● BRIEF
Everything from the first line to the line containing "const seriesNames = ['Control', '5.0%" is to be repeated exactly; nothing past it.

#### DATA TO USE ####

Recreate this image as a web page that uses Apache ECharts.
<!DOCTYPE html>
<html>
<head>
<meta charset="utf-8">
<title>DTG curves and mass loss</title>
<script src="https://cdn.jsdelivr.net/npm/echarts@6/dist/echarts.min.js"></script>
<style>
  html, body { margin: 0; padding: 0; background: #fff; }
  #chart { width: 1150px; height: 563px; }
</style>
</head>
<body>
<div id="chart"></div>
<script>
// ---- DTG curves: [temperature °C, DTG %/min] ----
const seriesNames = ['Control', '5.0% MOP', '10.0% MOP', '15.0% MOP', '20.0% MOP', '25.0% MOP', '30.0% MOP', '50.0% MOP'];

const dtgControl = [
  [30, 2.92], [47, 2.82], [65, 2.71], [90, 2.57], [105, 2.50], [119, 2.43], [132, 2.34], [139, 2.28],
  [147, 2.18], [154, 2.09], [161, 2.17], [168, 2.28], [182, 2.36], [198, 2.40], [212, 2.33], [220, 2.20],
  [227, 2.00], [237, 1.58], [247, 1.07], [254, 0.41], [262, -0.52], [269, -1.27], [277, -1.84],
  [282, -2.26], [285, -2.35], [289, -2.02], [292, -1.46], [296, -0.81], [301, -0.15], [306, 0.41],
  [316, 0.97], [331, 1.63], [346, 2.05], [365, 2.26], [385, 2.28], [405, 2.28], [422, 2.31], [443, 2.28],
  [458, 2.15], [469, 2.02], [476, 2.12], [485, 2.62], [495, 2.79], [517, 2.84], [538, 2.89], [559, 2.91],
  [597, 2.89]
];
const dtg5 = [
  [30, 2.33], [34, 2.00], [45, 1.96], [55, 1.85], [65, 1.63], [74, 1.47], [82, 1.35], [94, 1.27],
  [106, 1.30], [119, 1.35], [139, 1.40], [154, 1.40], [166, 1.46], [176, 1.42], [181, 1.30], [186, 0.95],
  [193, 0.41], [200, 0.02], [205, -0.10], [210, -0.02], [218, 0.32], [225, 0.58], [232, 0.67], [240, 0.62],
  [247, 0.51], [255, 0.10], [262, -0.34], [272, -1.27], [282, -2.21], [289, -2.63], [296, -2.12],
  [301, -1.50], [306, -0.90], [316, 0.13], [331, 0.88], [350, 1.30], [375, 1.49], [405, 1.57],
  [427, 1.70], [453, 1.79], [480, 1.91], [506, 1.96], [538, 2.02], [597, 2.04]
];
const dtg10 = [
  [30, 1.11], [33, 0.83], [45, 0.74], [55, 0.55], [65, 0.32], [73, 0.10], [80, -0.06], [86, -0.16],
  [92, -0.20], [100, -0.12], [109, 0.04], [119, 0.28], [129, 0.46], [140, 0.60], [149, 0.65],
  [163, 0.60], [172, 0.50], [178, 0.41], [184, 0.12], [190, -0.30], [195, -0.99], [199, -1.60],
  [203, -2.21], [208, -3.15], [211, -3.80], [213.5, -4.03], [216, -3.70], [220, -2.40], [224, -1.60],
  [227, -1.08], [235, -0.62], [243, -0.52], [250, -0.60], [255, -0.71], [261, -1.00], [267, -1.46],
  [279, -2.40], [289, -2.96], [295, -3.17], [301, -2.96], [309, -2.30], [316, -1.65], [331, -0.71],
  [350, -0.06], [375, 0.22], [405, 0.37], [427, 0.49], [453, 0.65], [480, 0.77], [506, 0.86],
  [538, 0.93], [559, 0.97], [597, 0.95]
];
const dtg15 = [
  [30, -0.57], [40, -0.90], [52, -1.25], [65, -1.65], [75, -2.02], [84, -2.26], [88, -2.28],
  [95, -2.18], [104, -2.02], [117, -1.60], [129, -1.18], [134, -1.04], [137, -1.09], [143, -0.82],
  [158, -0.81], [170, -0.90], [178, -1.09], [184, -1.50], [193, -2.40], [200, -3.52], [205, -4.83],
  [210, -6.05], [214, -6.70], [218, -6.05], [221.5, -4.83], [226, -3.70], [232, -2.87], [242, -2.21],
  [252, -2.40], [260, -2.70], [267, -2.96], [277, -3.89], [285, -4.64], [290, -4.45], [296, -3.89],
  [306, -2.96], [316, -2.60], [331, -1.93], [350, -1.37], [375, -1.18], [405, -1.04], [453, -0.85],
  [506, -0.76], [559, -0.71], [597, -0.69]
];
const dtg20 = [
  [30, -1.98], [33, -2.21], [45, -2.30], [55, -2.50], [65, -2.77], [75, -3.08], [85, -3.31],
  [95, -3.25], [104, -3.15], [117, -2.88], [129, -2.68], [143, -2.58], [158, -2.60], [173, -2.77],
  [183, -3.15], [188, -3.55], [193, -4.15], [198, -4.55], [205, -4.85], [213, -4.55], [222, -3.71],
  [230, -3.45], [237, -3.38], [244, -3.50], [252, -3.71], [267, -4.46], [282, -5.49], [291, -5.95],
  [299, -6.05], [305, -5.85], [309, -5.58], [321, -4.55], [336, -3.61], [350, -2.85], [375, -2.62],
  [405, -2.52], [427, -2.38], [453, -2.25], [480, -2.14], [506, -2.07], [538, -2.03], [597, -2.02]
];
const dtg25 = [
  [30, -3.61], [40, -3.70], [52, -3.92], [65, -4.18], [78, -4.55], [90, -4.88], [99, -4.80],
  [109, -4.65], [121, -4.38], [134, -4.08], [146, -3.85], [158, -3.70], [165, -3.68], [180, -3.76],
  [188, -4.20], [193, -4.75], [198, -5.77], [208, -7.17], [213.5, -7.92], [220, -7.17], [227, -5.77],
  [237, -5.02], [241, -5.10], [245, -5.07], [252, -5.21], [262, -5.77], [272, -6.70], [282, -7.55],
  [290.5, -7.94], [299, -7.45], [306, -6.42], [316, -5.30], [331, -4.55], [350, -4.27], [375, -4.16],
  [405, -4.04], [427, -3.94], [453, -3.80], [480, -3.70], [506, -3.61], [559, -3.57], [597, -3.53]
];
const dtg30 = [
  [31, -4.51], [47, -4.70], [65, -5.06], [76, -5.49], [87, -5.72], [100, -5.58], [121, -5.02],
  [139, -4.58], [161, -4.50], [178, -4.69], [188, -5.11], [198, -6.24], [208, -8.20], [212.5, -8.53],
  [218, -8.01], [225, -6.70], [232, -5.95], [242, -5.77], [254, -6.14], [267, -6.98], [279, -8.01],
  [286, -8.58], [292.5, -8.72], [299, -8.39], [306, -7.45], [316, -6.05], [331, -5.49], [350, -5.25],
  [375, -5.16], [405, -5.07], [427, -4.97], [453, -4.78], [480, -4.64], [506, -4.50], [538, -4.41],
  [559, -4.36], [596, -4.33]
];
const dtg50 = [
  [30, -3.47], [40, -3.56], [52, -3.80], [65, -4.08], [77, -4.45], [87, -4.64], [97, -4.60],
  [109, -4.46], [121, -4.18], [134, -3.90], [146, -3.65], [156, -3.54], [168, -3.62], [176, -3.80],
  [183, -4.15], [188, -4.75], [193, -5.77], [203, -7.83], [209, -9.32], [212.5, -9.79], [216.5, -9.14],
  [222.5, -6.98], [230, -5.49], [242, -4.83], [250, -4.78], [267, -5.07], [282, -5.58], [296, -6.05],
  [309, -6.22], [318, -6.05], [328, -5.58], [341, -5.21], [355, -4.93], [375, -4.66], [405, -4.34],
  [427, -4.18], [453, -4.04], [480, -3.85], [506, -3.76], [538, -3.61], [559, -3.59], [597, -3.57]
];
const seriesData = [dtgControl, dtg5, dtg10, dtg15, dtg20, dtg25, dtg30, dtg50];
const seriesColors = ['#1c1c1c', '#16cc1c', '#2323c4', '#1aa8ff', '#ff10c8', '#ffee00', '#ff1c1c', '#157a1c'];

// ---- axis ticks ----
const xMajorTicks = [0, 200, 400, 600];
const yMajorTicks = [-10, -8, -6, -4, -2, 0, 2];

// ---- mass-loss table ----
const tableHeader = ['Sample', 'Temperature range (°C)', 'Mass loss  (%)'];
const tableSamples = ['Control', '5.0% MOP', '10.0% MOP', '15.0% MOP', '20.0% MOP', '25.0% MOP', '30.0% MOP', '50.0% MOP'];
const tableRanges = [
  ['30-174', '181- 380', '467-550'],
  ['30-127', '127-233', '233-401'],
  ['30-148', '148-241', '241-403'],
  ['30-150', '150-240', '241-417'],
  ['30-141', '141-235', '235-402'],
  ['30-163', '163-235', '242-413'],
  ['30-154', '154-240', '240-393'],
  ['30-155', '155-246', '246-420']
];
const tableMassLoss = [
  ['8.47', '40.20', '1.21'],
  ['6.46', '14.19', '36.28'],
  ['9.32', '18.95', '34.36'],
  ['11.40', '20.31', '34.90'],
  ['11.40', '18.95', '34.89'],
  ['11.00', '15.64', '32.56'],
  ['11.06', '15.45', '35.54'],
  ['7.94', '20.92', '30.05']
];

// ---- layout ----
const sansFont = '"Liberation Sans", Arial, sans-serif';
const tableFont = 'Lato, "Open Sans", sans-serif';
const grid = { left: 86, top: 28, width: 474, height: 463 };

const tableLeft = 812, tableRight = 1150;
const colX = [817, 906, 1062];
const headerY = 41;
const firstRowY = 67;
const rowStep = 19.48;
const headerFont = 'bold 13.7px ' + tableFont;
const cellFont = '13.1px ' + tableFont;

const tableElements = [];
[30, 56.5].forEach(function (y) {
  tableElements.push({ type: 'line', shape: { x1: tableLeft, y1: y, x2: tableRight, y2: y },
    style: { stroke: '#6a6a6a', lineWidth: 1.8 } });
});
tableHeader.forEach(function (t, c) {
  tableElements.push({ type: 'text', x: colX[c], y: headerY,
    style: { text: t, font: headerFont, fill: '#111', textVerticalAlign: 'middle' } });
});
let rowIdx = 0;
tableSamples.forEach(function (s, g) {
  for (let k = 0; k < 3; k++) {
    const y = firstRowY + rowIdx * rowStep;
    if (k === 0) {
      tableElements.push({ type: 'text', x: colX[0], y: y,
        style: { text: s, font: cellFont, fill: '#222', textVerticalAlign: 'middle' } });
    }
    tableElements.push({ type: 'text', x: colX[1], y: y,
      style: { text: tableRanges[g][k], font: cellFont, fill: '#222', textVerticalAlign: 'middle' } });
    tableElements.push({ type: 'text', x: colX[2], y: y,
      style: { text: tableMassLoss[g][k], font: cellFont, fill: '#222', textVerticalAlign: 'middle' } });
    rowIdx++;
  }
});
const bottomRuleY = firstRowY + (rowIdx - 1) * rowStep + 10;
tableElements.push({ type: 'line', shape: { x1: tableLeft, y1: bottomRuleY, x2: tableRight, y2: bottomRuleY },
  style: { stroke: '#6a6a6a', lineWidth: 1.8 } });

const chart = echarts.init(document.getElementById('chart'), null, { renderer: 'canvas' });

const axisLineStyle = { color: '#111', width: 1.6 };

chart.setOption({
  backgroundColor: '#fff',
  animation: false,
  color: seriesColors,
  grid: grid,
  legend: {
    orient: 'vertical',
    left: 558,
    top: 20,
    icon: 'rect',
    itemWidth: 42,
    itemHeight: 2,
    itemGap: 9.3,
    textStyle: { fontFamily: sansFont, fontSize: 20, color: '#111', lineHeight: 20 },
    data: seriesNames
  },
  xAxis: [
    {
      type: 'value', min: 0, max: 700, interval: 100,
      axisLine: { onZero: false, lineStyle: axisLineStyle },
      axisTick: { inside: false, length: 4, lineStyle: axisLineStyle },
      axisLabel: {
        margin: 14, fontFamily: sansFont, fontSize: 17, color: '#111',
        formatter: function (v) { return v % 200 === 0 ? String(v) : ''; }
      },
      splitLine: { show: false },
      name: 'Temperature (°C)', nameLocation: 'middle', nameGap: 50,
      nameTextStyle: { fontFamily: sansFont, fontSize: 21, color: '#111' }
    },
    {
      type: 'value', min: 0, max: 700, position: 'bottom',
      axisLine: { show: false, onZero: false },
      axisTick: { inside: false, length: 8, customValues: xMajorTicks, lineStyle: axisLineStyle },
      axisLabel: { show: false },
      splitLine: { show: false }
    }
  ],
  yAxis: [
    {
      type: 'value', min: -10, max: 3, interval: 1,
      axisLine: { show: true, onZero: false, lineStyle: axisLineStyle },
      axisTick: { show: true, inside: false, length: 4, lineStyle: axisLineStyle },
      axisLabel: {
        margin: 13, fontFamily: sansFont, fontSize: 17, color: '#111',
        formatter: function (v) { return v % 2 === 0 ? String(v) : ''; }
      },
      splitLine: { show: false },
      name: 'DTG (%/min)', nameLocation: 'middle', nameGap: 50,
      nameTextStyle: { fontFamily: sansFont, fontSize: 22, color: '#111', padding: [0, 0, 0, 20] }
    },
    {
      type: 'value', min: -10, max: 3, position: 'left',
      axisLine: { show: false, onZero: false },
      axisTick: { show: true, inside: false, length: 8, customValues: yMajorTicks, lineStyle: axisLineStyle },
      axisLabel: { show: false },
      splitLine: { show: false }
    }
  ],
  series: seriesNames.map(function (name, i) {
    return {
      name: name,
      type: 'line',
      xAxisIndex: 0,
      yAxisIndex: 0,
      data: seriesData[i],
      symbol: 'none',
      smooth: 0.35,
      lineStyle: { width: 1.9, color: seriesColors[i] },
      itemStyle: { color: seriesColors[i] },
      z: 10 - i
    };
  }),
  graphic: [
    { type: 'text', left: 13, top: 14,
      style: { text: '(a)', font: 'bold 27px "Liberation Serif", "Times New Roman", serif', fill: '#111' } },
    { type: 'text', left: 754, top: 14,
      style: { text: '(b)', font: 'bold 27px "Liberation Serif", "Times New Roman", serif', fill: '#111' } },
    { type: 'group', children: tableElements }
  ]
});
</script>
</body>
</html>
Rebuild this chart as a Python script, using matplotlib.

####

● EXERCISE RESPONSE
Recreate this image as a web page that uses Apache ECharts.
<!DOCTYPE html>
<html>
<head>
<meta charset="utf-8">
<title>DTG curves and mass loss</title>
<script src="https://cdn.jsdelivr.net/npm/echarts@6/dist/echarts.min.js"></script>
<style>
  html, body { margin: 0; padding: 0; background: #fff; }
  #chart { width: 1150px; height: 563px; }
</style>
</head>
<body>
<div id="chart"></div>
<script>
// ---- DTG curves: [temperature °C, DTG %/min] ----
const seriesNames = ['Control', '5.0% MOP', '10.0% MOP', '15.0% MOP', '20.0% MOP', '25.0% MOP', '30.0% MOP', '50.0% MOP'];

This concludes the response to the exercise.